▶ **Task to complete**
Extract all lines from the data beneath that include the word "this".

▶ **Material provided**
_ _ _ _ _ _ _

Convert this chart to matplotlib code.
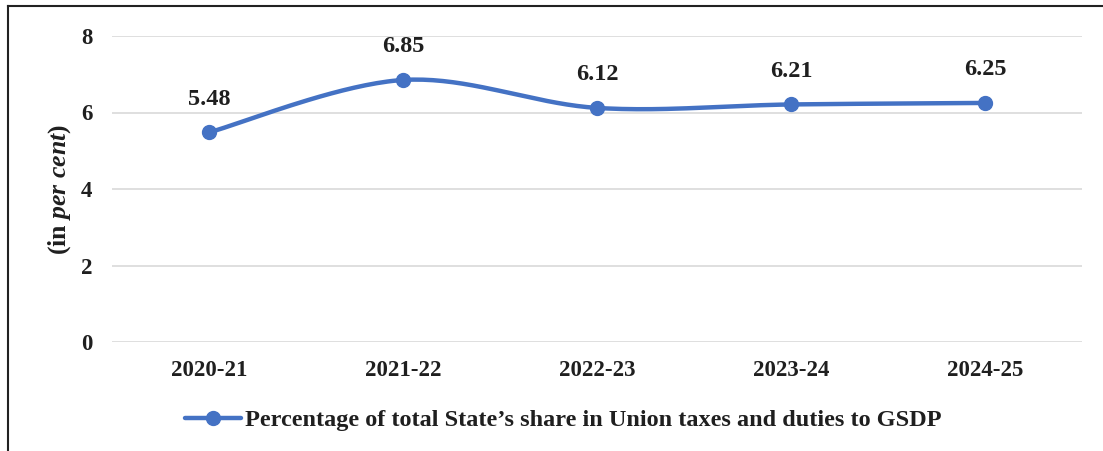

_ _ _ _ _ _ _

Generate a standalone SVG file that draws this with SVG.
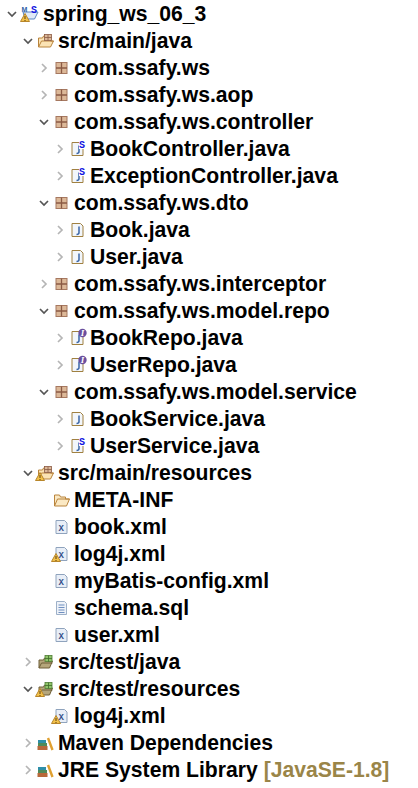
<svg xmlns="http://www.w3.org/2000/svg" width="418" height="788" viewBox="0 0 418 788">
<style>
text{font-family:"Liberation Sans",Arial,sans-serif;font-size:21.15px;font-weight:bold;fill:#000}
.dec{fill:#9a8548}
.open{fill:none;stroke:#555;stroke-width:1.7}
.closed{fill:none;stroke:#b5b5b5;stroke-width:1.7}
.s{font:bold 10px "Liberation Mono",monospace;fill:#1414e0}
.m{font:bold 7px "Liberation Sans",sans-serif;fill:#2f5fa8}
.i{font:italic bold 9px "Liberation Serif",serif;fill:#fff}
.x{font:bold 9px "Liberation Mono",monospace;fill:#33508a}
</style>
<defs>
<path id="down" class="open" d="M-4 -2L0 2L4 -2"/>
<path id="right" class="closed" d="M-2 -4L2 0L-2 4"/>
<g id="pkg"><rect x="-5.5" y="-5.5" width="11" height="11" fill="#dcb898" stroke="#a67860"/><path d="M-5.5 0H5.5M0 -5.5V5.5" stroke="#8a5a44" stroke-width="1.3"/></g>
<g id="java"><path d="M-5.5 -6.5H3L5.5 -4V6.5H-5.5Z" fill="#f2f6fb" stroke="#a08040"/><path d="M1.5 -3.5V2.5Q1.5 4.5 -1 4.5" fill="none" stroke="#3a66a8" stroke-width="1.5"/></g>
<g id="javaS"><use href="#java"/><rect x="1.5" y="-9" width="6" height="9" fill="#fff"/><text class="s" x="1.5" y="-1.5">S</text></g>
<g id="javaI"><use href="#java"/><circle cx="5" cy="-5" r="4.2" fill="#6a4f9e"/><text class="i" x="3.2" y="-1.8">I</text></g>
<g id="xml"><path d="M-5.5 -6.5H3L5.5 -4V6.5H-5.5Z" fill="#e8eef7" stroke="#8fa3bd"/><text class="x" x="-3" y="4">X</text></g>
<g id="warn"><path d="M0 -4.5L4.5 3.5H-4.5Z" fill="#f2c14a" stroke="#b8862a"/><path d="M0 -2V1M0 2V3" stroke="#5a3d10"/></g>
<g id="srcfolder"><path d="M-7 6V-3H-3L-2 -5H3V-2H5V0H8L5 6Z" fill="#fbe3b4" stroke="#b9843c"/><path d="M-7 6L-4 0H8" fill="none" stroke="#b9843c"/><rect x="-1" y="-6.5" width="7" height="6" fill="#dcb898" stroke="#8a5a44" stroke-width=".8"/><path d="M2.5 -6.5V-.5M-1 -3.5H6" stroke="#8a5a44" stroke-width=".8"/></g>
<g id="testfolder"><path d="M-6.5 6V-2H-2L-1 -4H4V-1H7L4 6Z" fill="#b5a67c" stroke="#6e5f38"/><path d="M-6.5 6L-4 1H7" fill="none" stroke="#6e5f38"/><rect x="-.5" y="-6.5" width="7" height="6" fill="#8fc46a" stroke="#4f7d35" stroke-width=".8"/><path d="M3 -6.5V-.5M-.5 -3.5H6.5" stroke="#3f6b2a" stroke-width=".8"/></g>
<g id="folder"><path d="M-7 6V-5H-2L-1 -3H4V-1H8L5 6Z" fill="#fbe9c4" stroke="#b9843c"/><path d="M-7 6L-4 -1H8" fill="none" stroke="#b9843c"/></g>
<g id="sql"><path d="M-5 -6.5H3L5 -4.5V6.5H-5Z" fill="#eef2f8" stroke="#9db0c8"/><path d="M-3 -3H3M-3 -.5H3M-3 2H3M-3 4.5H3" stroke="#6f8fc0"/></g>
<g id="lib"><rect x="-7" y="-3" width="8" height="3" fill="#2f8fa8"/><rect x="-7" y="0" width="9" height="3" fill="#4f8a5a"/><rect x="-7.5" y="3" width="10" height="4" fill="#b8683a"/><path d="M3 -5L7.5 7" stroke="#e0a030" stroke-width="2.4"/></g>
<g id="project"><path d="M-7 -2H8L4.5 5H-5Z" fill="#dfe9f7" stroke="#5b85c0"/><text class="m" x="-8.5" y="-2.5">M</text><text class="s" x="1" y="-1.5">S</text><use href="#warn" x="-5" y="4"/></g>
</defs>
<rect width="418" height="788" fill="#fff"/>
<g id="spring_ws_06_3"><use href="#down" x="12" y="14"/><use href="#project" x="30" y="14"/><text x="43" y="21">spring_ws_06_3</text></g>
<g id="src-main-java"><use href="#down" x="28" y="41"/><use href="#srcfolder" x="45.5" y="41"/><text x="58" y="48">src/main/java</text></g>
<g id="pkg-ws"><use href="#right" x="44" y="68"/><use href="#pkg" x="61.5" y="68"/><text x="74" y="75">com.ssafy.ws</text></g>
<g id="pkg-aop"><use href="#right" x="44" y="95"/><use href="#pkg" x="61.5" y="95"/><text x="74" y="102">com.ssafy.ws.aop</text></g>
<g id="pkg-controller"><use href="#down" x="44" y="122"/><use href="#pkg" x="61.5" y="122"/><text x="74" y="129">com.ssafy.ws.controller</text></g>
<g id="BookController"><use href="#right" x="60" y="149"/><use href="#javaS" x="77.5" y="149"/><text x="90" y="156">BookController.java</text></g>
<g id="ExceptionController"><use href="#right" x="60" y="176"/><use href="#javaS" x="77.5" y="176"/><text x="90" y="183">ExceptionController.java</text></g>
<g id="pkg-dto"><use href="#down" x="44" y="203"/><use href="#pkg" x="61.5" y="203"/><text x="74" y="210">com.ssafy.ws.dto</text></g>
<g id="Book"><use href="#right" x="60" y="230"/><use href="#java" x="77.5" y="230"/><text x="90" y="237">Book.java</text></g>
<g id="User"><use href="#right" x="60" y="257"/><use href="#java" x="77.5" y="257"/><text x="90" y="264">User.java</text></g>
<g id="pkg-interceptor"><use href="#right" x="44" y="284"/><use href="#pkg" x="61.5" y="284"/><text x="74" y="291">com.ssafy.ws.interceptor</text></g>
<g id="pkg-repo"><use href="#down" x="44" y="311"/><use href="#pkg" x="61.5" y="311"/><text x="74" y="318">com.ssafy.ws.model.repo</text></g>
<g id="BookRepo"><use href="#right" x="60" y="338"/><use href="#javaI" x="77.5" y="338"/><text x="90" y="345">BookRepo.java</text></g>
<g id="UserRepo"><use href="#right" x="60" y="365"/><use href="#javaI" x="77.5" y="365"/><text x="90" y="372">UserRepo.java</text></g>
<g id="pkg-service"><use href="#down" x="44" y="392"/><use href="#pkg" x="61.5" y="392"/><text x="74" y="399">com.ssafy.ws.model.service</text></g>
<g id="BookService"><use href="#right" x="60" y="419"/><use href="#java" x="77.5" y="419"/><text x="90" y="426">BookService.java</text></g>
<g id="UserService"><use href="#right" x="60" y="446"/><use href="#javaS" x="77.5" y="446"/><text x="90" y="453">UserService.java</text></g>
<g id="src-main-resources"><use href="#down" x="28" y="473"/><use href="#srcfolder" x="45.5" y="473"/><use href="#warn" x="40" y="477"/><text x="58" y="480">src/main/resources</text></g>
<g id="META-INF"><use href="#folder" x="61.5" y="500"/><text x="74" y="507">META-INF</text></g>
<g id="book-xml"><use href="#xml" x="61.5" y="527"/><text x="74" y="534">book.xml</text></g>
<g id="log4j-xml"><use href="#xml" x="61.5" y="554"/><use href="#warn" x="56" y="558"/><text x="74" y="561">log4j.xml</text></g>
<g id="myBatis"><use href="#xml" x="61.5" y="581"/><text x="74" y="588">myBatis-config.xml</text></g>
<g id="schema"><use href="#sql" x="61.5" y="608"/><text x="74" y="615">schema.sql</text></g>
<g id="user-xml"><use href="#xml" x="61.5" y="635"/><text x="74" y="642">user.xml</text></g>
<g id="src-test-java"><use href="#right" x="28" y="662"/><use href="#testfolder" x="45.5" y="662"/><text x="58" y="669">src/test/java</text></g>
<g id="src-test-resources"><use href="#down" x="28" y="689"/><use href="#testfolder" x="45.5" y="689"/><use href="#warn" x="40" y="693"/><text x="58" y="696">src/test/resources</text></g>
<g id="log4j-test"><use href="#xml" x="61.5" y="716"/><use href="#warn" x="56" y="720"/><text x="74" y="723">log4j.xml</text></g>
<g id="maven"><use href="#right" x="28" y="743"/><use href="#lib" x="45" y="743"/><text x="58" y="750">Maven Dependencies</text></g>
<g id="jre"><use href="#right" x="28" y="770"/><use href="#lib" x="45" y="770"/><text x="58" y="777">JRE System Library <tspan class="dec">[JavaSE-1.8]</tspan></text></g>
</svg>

_ _ _ _ _ _ _

▶ **Final result**
Convert this chart to matplotlib code.
Generate a standalone SVG file that draws this with SVG.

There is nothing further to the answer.